Longtime Jersey rocker J. Howard Duff now plies his craft down in Hilton Head, South Carolina and has been doing so for years. It brought a smile to my face to receive his new self-produced high-fidelity mono recording The Blues & Back (Nice Jacket Records). He still can spit out those guitar leads like a rock star and his voice has that soulful wiggle. I don’t remember the wiggle because back in the day we had a party band together called GRATE and I was the lead singer, except for his masterful vocal on Aretha’s “Chain Of Fools” which he arranged into some ball-busting hard rock (I’ll never forget it). The new CD has 18 glorious excursions where he interprets The Animals, Howling Wolf, Big Bill Broonzy, Bo Diddley, The Temptations, Chuck Berry, Blind Willie Johnson, Muddy Waters, Ray Charles and nine more (including originals) plus one song sung by Dawn Gaye (“Confessing The Blues”) with lilting sexiness. Duff played all the instruments and still has that bee-sting in his guitar like BB King. Welcome back, old friend. (www.jhowardduff.com)
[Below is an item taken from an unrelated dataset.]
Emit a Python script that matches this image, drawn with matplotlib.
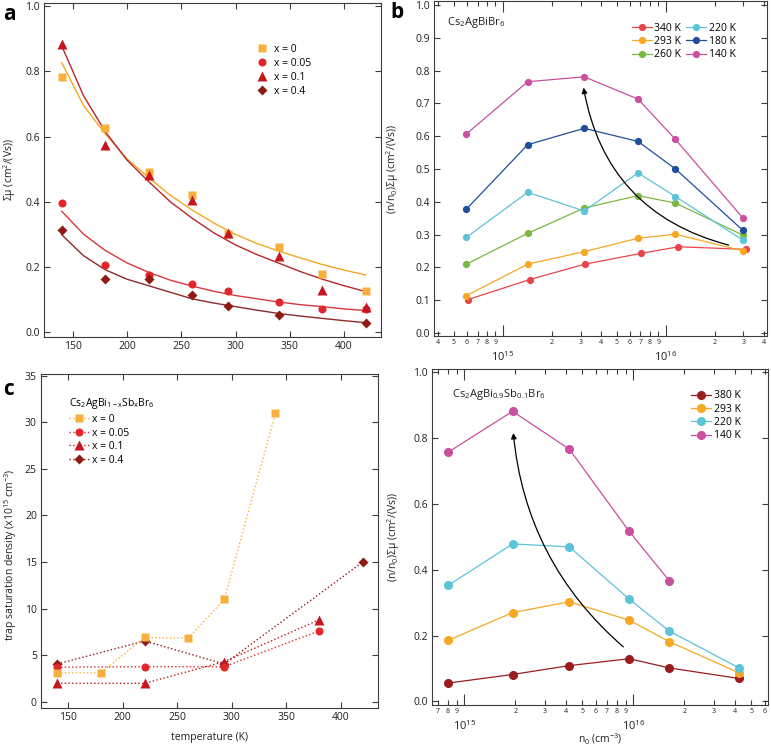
import numpy as np
import matplotlib
matplotlib.use("Agg")
import matplotlib.pyplot as plt
from matplotlib.ticker import FixedLocator, FixedFormatter, FuncFormatter, LogLocator, MultipleLocator

plt.rcParams['font.family'] = ['Open Sans', 'DejaVu Sans']
plt.rcParams['mathtext.fontset'] = 'custom'
plt.rcParams['mathtext.rm'] = 'Open Sans'
plt.rcParams['mathtext.it'] = 'Open Sans:italic'
plt.rcParams['mathtext.bf'] = 'Open Sans:bold'
plt.rcParams['mathtext.default'] = 'regular'

# ---- panel a: sum mobility vs temperature ----
temp_a = [140, 180, 220, 260, 293, 340, 380, 420]
mu_x0 = [0.782, 0.627, 0.49, 0.42, 0.30, 0.263, 0.179, 0.127]
mu_x005 = [0.397, 0.207, 0.177, 0.148, 0.127, 0.093, 0.072, 0.072]
mu_x01 = [0.883, 0.575, 0.483, 0.405, 0.304, 0.233, 0.13, 0.077]
temp_a_x04 = [140, 180, 220, 260, 293, 340, 420]
mu_x04 = [0.314, 0.163, 0.163, 0.115, 0.082, 0.053, 0.029]

# fit curves
temp_fit = [140, 160, 180, 200, 220, 240, 260, 280, 300, 320, 340, 360, 380, 400, 420]
fit_x0 = [0.826, 0.695, 0.608, 0.532, 0.474, 0.42, 0.375, 0.335, 0.300, 0.272, 0.249, 0.228, 0.208, 0.191, 0.176]
fit_x005 = [0.371, 0.301, 0.251, 0.213, 0.184, 0.160, 0.142, 0.126, 0.113, 0.103, 0.093, 0.085, 0.079, 0.072, 0.067]
fit_x01 = [0.877, 0.725, 0.615, 0.528, 0.462, 0.40, 0.35, 0.305, 0.268, 0.238, 0.212, 0.186, 0.163, 0.143, 0.125]
fit_x04 = [0.299, 0.235, 0.192, 0.163, 0.143, 0.123, 0.103, 0.090, 0.079, 0.068, 0.058, 0.050, 0.043, 0.036, 0.030]

# ---- panel b: Cs2AgBiBr6 ----
n0_b = [5.97e14, 1.42e15, 3.16e15, 6.77e15, 1.15e16, 2.97e16]
n0_b_340 = [6.1e14, 1.46e15, 3.19e15, 7.1e15, 1.2e16, 3.11e16]
b_labels = ['340 K', '293 K', '260 K', '220 K', '180 K', '140 K']
b_340 = [0.102, 0.163, 0.210, 0.243, 0.263, 0.255]
b_293 = [0.114, 0.210, 0.248, 0.289, 0.301, 0.251]
b_260 = [0.210, 0.304, 0.381, 0.419, 0.396, 0.299]
b_220 = [0.292, 0.429, 0.372, 0.488, 0.416, 0.284]
b_180 = [0.378, 0.574, 0.624, 0.584, 0.500, 0.314]
b_140 = [0.607, 0.766, 0.781, 0.713, 0.590, 0.352]

# ---- panel c: trap saturation density ----
c_temp_x0 = [140, 180, 220, 260, 293, 340]
c_x0 = [3.1, 3.1, 6.9, 6.8, 11.0, 31.0]
c_temp_x005 = [140, 220, 293, 380]
c_x005 = [3.7, 3.76, 3.76, 7.6]
c_temp_x01 = [140, 220, 293, 380]
c_x01 = [1.97, 1.97, 4.3, 8.8]
c_temp_x04 = [140, 220, 293, 420]
c_x04 = [4.05, 6.52, 4.05, 15.0]

# ---- panel d: Cs2AgBi0.9Sb0.1Br6 ----
n0_d = [8.04e14, 1.93e15, 4.18e15, 9.46e15, 1.633e16, 4.22e16]
d_labels = ['380 K', '293 K', '220 K', '140 K']
d_380 = [0.056, 0.082, 0.109, 0.130, 0.102, 0.070]
d_293 = [0.186, 0.270, 0.303, 0.247, 0.182, 0.087]
d_220 = [0.353, 0.479, 0.470, 0.311, 0.214, 0.102]
d_140 = [0.758, 0.882, 0.767, 0.517, 0.367]

col_x0 = '#f7b03e'
col_x0_line = '#f4a81f'
col_x005 = '#e3262b'
col_x01 = '#c5161d'
col_x04 = '#8f1a14'

col_b = ['#e9464c', '#f7a823', '#7ab843', '#5cc3d8', '#1f4f9c', '#c8509e']
col_d = ['#9a1c1f', '#f7a823', '#5cc3d8', '#c8509e']

W, H = 771, 746
fig = plt.figure(figsize=(W / 100, H / 100), dpi=100)


def frac(l, t, r, b):
    return [l / W, 1 - b / H, (r - l) / W, (b - t) / H]


def style(ax):
    for s in ax.spines.values():
        s.set_color('#3c3c3c')
        s.set_linewidth(0.8)
    ax.tick_params(which='both', direction='in', top=True, right=True,
                   color='#3c3c3c', labelcolor='#231f20', width=0.8)
    ax.tick_params(which='major', length=4.5, labelsize=7.5, pad=3)


def log_axis(ax):
    ax.set_xscale('log')
    ax.xaxis.set_major_locator(FixedLocator([1e15, 1e16]))
    ax.xaxis.set_major_formatter(FixedFormatter(['$10^{15}$', '$10^{16}$']))
    ax.xaxis.set_minor_locator(LogLocator(base=10, subs=np.arange(2, 10)))
    ax.xaxis.set_minor_formatter(FuncFormatter(
        lambda v, p: '%d' % round(v / 10 ** np.floor(np.log10(v) + 1e-9))))
    ax.tick_params(axis='x', which='major', length=8, labelsize=8, pad=10)
    ax.tick_params(axis='x', which='minor', length=3.5, labelsize=5, pad=2)


ylab = '(n/n$_0$)Σμ (cm$^2$/(Vs))'

# panel a
ax_a = fig.add_axes(frac(44, 3, 381, 337))
style(ax_a)
ax_a.plot(temp_fit, fit_x0, color=col_x0_line, lw=1)
ax_a.plot(temp_fit, fit_x01, color='#b5262b', lw=1)
ax_a.plot(temp_fit, fit_x005, color='#d8383c', lw=1)
ax_a.plot(temp_fit, fit_x04, color='#8e2a2a', lw=1)
ax_a.plot(temp_a, mu_x0, 's', color=col_x0, ms=5.5, mec='none', label='x = 0')
ax_a.plot(temp_a, mu_x005, 'o', color=col_x005, ms=5.8, mec='none', label='x = 0.05')
ax_a.plot(temp_a, mu_x01, '^', color=col_x01, ms=6.5, mec='none', label='x = 0.1')
ax_a.plot(temp_a_x04, mu_x04, 'D', color=col_x04, ms=5, mec='none', label='x = 0.4')
ax_a.set_xlim(123.6, 434)
ax_a.set_ylim(-0.014, 1.009)
ax_a.xaxis.set_major_locator(MultipleLocator(50))
ax_a.yaxis.set_major_locator(MultipleLocator(0.2))
ax_a.yaxis.set_major_formatter(FuncFormatter(lambda v, p: '%.1f' % v))
ax_a.set_ylabel('Σμ (cm$^2$/(Vs))', fontsize=7.5, color='#231f20')
ax_a.yaxis.set_label_coords(-0.078, 0.5)
ax_a.legend(loc='upper left', bbox_to_anchor=(0.61, 0.9), frameon=False,
            fontsize=7.5, handlelength=1.0, handletextpad=0.6, labelspacing=0.3,
            borderpad=0.2)

# panel b
ax_b = fig.add_axes(frac(434, 1, 767, 336))
style(ax_b)
log_axis(ax_b)
b_series = [b_340, b_293, b_260, b_220, b_180, b_140]
for i, (vals, lab) in enumerate(zip(b_series, b_labels)):
    xs = n0_b_340 if i == 0 else n0_b
    ax_b.plot(xs, vals, '-o', color=col_b[i], lw=0.9, ms=4.2, label=lab)
ax_b.set_xlim(3.77e14, 4.2e16)
ax_b.set_ylim(-0.009, 1.012)
ax_b.yaxis.set_major_locator(MultipleLocator(0.1))
ax_b.yaxis.set_major_formatter(FuncFormatter(lambda v, p: '%.1f' % v))
ax_b.set_ylabel(ylab, fontsize=7.5, color='#231f20')
ax_b.yaxis.set_label_coords(-0.1, 0.5)
ax_b.text(0.04, 0.928, 'Cs$_2$AgBiBr$_6$', transform=ax_b.transAxes, fontsize=8,
          color='#231f20', va='baseline')
ax_b.legend(loc='upper left', bbox_to_anchor=(0.572, 0.957), ncol=2, frameon=False,
            fontsize=7.5, handlelength=1.9, handletextpad=0.25, labelspacing=0.22,
            columnspacing=0.5, borderpad=0.2)
ax_b.annotate('', xy=(3.13e15, 0.748), xytext=(2.44e16, 0.268),
              arrowprops=dict(arrowstyle='-|>', connectionstyle='arc3,rad=-0.32',
                              color='black', lw=0.9, mutation_scale=8,
                              shrinkA=0, shrinkB=0))

# panel c
ax_c = fig.add_axes(frac(41, 374, 378, 708))
style(ax_c)
ax_c.plot(c_temp_x04, c_x04, ':', marker='D', color=col_x04, ms=5, mec='none', lw=1, label='x = 0.4')
ax_c.plot(c_temp_x01, c_x01, ':', marker='^', color=col_x01, ms=6.5, mec='none', lw=1, label='x = 0.1')
ax_c.plot(c_temp_x005, c_x005, ':', marker='o', color=col_x005, ms=5.8, mec='none', lw=1, label='x = 0.05')
ax_c.plot(c_temp_x0, c_x0, ':', marker='s', color=col_x0, ms=5.5, mec='none', lw=1, label='x = 0')
ax_c.set_xlim(125, 434)
ax_c.set_ylim(-0.68, 35.2)
ax_c.xaxis.set_major_locator(MultipleLocator(50))
ax_c.yaxis.set_major_locator(MultipleLocator(5))
ax_c.set_xlabel('temperature (K)', fontsize=7.5, color='#231f20')
ax_c.xaxis.set_label_coords(0.5, -0.073)
ax_c.set_ylabel('trap saturation density (x10$^{15}$ cm$^{-3}$)', fontsize=7.5, color='#231f20')
ax_c.yaxis.set_label_coords(-0.066, 0.46)
h, l = ax_c.get_legend_handles_labels()
leg = ax_c.legend(h[::-1], l[::-1], loc='upper left', bbox_to_anchor=(0.06, 0.955),
                  frameon=False, fontsize=7.5, handlelength=2.0, handletextpad=0.3,
                  labelspacing=0.25, borderpad=0.2,
                  title='Cs$_2$AgBi$_{1-x}$Sb$_x$Br$_6$', title_fontsize=7.5,
                  alignment='left')

# panel d
ax_d = fig.add_axes(frac(432, 369, 768, 705))
style(ax_d)
log_axis(ax_d)
d_series = [d_380, d_293, d_220, d_140]
for i, (vals, lab) in enumerate(zip(d_series, d_labels)):
    ax_d.plot(n0_d[:len(vals)], vals, '-o', color=col_d[i], lw=0.9, ms=5.5, label=lab)
ax_d.set_xlim(6.44e14, 6.27e16)
ax_d.set_ylim(-0.0107, 1.0106)
ax_d.yaxis.set_major_locator(MultipleLocator(0.2))
ax_d.yaxis.set_major_formatter(FuncFormatter(lambda v, p: '%.1f' % v))
ax_d.set_ylabel(ylab, fontsize=7.5, color='#231f20')
ax_d.yaxis.set_label_coords(-0.089, 0.5)
ax_d.set_xlabel('n$_0$ (cm$^{-3}$)', fontsize=7.5, color='#231f20')
ax_d.xaxis.set_label_coords(0.5, -0.08)
ax_d.text(0.06, 0.918, 'Cs$_2$AgBi$_{0.9}$Sb$_{0.1}$Br$_6$', transform=ax_d.transAxes,
          fontsize=8, color='#231f20', va='baseline')
ax_d.legend(loc='upper left', bbox_to_anchor=(0.75, 0.958), frameon=False,
            fontsize=7.5, handlelength=1.9, handletextpad=0.3, labelspacing=0.22,
            borderpad=0.2)
ax_d.annotate('', xy=(1.95e15, 0.816), xytext=(8.73e15, 0.166),
              arrowprops=dict(arrowstyle='-|>', connectionstyle='arc3,rad=-0.2',
                              color='black', lw=0.9, mutation_scale=8,
                              shrinkA=0, shrinkB=0))

# panel letters
for letter, x, y in [('a', 3, 20), ('b', 390, 18), ('c', 3, 395)]:
    fig.text(x / W, 1 - y / H, letter, fontsize=15, fontweight='bold', va='baseline')

fig.savefig('out.png', dpi=100)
If you can get past the opening eight-minute comedy routine (“The Great Debate”) and the hilarious “Putin,” Randy Newman (one of America’s greatest living songwriters) comes through with some of the most acerbic, sarcastic, sardonic and brilliantly satisfying songs since Harps and Angels (his last album nine years ago) on Dark Matter (Nonesuch). He’s in fine voice, still sounds black, still plays that piano like he was born in New Orleans instead of Los Angeles, and, upon repeated listening, the last six songs stand up to anything he’s ever done, not counting his 1974 Good Old Boys masterpiece. It’s a definite 2017 Top 10 entry.